В Степи Молдаванской.
На другое утро я уехал из Кишинева в турне по Бессарабии. Трудно передать чувства, которые охватили меня при виде нашей русской земли, такой знакомой, такой близкой и дорогой сердцу и в то же время такой «чужой». Русские вывески: «Аптека», «Трактир», «Кондитерская», «Ренсковый погреб», «Бакалейная торговля» — вызывали во мне чувство нежности. Словно я повстречался с милыми, давно забытыми людьми моей юности. Словно я через много лет вернулся в родной город и меня встречают уже иные, незнакомые лица. Но все же это «свои» — люди моего города. Носильщики на вокзалах, извозчики, продавцы в магазинах, нищие — все говорили по-русски. Человеку, оторвавшемуся от родной почвы и жившему долго у чужих, это было ново, радостно и до слез приятно. В запряженном парой худых кляч провинциальном фаэтоне, на козлах которого гордо восседал извозчик Янкель — тоже худой и длинный, как жердь, с рыжевато-седой библейской бородой,— мы покатили в ясный солнечный день по нашей — «почти нашей» — русской земле в Молдаванские степи. Те же милые сердцу белые хаты, те же колодцы с жестяными распятьями, как у нас на Украине, те же подсолнухи, кивающие из-за тына, тот же воздух, то же солнце, те же птицы.

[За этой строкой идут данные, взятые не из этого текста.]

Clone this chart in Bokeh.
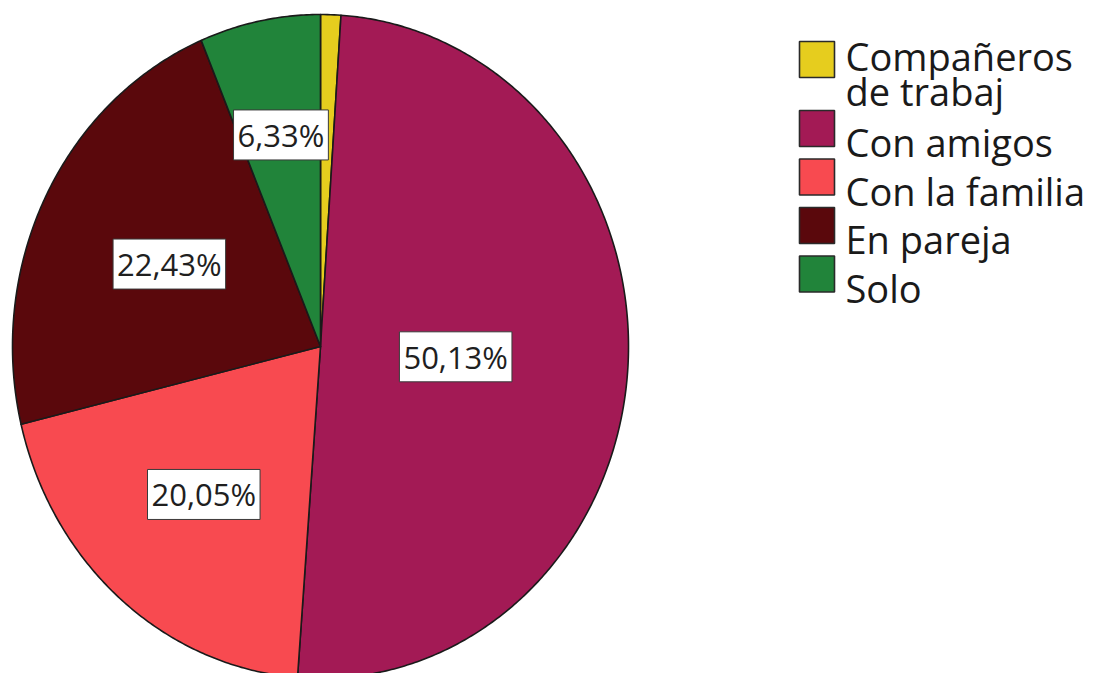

Что за ветер в степи Молдаванской..
Как поет под ногами земля…—
танцевали у меня в голове первые строфы будущей песни Коляска подпрыгивала, Янкель что-то напевал о строгой учительнице, которая обманывала своего «ребе», и хотя пел он по-еврейски, но выходило как-то по-русски. Так, вероятно, пел еврей-ямщик и где-нибудь на Украине. Встречные возы с сеном, запряженные такими же русскими волами, давали нам дорогу, сворачивая со шляха. Крестьяне кланялись, снимая шапки.
Все эти Бендеры, Сороки, Оргеевы — типичные русские «местечки» с белой церквушкой, бакалейными лавочками, где пахнет хомутами и дегтем, где продают гвозди и мыло, кнутовища и квас, колбасу и веревки.
В синем небе высоко кружил ястреб. Ласточки сидели на телеграфной проволоке, и кругом, куда ни кинешь взгляд,— степь и степь. Так похоже на Родину! Иногда под вечер в степи мы встречали цыганский табор. Настоящий табор, о котором всю жизнь слышишь в романсах, кстати сказать, написанных людьми, никогда его не видевшими. Горели костры. Кибитки стояли полукругом с поднятыми оглоблями. Мы останавливались, шли к цыганам, садились к костру, ужинали, пили вино, слушали песни. Под гитарные переборы грустили о Родине. А степь была уже серебряной от лунного света, звенели цикады, кричали перепела, и было много общего между жизнью этих людей без Родины и моей. Так родилась моя песня «В степи Молдаванской».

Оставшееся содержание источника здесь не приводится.